La classe de vulnérabilité moyenne couvre la plus grande superficie pour ces deux méthodes, soit 60 % pour la méthode DRASTIC et 49,81 % pour la méthode SI, illustrant que la région d’étude est dominée par une vulnérabilité moyenne.
La vulnérabilité à la pollution des eaux souterraines de la région d’étude a été confirmée par le taux de nitrates dans les puits de la zone d’étude. La répartition des teneurs en nitrates dans la zone d’étude est liée aux facteurs polluants, et en particulier à l’activité agricole. Les concentrations semblent diminuer suivant l’axe d’écoulement des eaux souterraines, du SO au NE, ce qui nous laisse à penser à une dilution des nitrates.
5. Discussion
La région de Timahdite-Almis Guigou est occupée essentiellement par des zones agricoles caractérisées par une utilisation importante des engrais chimiques et des pesticides qui représentent, en plus des rejets domestiques, un risque permanent pour la qualité des eaux souterraines.
La cartographie de la vulnérabilité à la pollution de la nappe superficielle de la région d’étude a permis d’obtenir trois classes de vulnérabilité identique avec les deux méthodes utilisées : une classe de vulnérabilité faible, une classe de vulnérabilité moyenne et une classe de vulnérabilité élevée qui mérite une attention particulière de protection. La classe de degré de vulnérabilité moyenne a la plus grande superficie pour ces deux méthodes, soit 60 % pour la méthode DRASTIC et 49,81 % pour la méthode SI, illustrant que la région d’étude est dominée par une vulnérabilité intrinsèque moyenne. Des résultats similaires montrant trois classes de vulnérabilité ont été obtenus par HAMZA et al. (2010) lors de l’étude de la pollution agricole diffuse dans deux régions phréatiques aquifères d'une région semi-aride (nord-est de la Tunisie), et par BATCHI et al. (2017) lors de l’étude comparative de deux modèles (DRASTIC et SI) pour l'évaluation de la sensibilité de la nappe phréatique de Mnasra (Maroc nord-occidental) à la pollution d'origine agricole.
Les valeurs de l’indice DRASTIC obtenues dans cette étude varient de 68 à 165. Elles s’apparentent à celles obtenues par SADKAOUI et al. (2013) au niveau du bassin de Saïs (53 à 136), par AZZI et al. (2016) au niveau de la nappe phréatique du causse moyen atlasique (région El Hajeb - Ifrane) (95 à 190) et par BATCHI et al. (2017) au niveau de la nappe phréatique de Mnasra (Maroc nord-occidental) (70 à 173).
En ce qui concerne la cartographie de la vulnérabilité à la pollution par la méthode SI, les indices calculés varient de 26 à 71. Ces résultats s’apparentent à ceux obtenus par BATCHI et al. (2017) au niveau de la nappe phréatique de Mnasra (Maroc nord-occidental) (40 à 82).

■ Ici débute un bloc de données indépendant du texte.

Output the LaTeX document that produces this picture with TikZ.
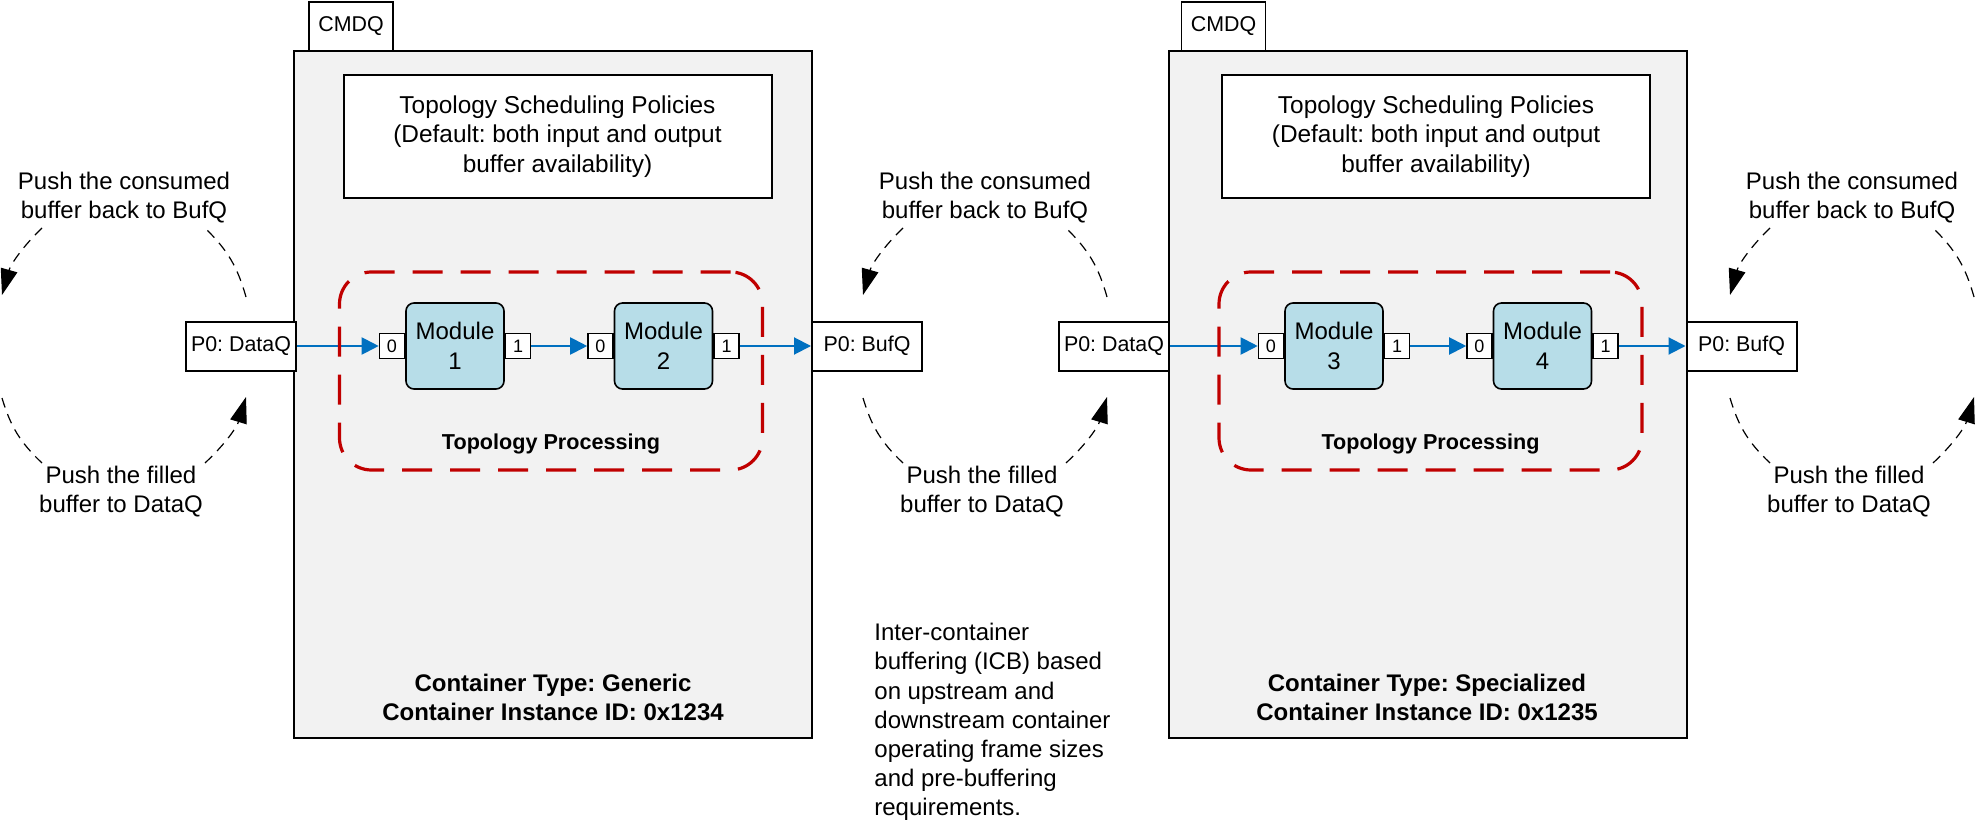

Les tendances de la vulnérabilité à la pollution des eaux souterraines de la région de Timahdite-Almis Guigou ont été confirmées par le taux de nitrates des puits de la zone d’étude.
Le taux de coïncidence des concentrations en nitrates des eaux souterraines avec les différentes classes de vulnérabilité établies est de 76,92 % et 61,54 % respectivement pour les méthodes SI et DRASTIC. De ce taux de coïncidence, la méthode SI parait mieux évaluer la vulnérabilité à la pollution aux nitrates. Plusieurs travaux abordant le sujet ont abouti à des résultats similaires. En effet, les études de HAMZA et al. (2007), AKE et al. (2010) et BATCHI et al. (2017) ont montré que la vulnérabilité par les nitrates est mieux exprimée par la méthode de vulnérabilité spécifique SI.
6. Conclusion
Les cartes de la vulnérabilité à la pollution, obtenues selon les méthodes DRASTIC et SI mettent en évidence trois classes de vulnérabilité dont la répartition est la suivante :
pour la méthode DRASTIC : 19 % de la zone d’étude ont une vulnérabilité faible, 60 % moyenne et 21 % élevée;
pour la méthode SI : 40,65 % de la zone d’étude ont une vulnérabilité faible, 49,81 % moyenne et 9,54 % élevée.
La validation de ces deux méthodes de vulnérabilité utilisées a été faite par la répartition spatiale du taux de nitrates dans les puits de la région d’étude.
Les résultats obtenus révèlent que le taux de coïncidence des concentrations en nitrates des eaux souterraines avec les différentes classes de vulnérabilité établies est de 76,92 % et 61,54 % respectivement pour les méthodes SI et DRASTIC. De ce taux de coïncidence, la méthode SI parait mieux évaluer la vulnérabilité à la pollution aux nitrates.